Now, after two injuries to other provincial team members reduced the team to 26, that percentage has grown as seven Koseikan judoka will be part of the squad. With only one of those attendees in their last year of eligibility -- and plenty of talent waiting for their chance -- the Koseikan should be well represented at nationals for years to come.
"We definitely have lots of capable fighters waiting in the wings to take over," said Koseikan sensei Cliff Wiens. "I expect we have at least three ready to come up next year."
This year's group features four judoka with nationals experience -- Mark Kerr, Kailey Large, Stephanie Legault and Brian Smith -- along with three 16-year-olds -- Tom Glasrud, Garth Rivers and Jeremy Williams -- who are making their nationals debut in Edmonton starting Saturday.
"They all have a chance at a medal depending on the draw," said Wiens.
Smith, who now goes to school and trains in Edmonton, is in his last year as a junior in the under-90 kilogram weight class. Smith is likely the best bet for a medal.
"Brian has been training exceptionally hard in Edmonton," said Wiens. "It's his last year and he wants a medal."
Large (junior female under-57 kg), Legault (junior female under-63 kg) and Kerr (junior male under-90 kg) all have the experience and the talent needed to compete with the best in the country. Smith and Legault each fought in the bronze medal bout last year at junior nationals.
For the younger competitors as the countdown to nationals begins they are thinking survival before glory.
"If I can last more than 30 seconds (in a bout) I'll be happy," said Glasrud, a juvenile male under-81 kg competitor who attends Central Collegiate and has four years of eligibility left. "I need to concentrate and not get too excited."
The trio of newcomers haven't seen much of what they will be up against and are trying to adjust their expectations accordingly.
"I just want to do my best," said Rivers who attends Peacock Collegiate.
"There's a kid from Alberta -- I've beaten him and he's beaten me, so we're pretty even."
Rivers and Williams are each in the Junior under-55kg category, but won't be going head-to-head unless they reach the finals against each other. Williams noted that while he has been working hard in the dojo to prepare, what he can learn on the mats in Edmonton could be more valuable down the line.

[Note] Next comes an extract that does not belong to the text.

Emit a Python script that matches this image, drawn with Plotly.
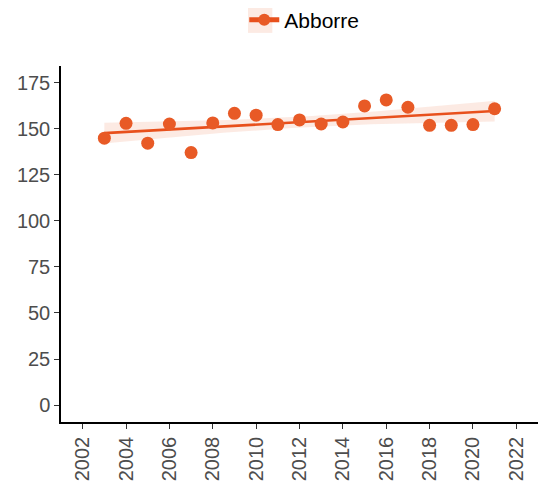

"As I can see there are better athletes out there, so it takes experience to win," said Williams, who is 16 and attends Central and is hoping to gather some experience. "There is such a high calibre athlete to go up against I won't know how strong they will be until it is over."
The junior nationals are two months later than usual this year, which left the Koseikan dojo open an extra month later than it typically would be. The sextet that are still training in Moose Jaw came down and worked out with their instructors. Wiens is hoping the extra time will be a benefit.
"It's good for them, but harder on the instructors," said Wiens with a smile. "It's a smaller class, usually they have 18 to 20 here, but we had a provincial training camp two weeks ago and they were in the best shape there.
"Everybody pulls for each other, it's not as individual sport as you see at other clubs, they don't have that club aspect. You see how they tease each other and are joking around. They celebrate with each other."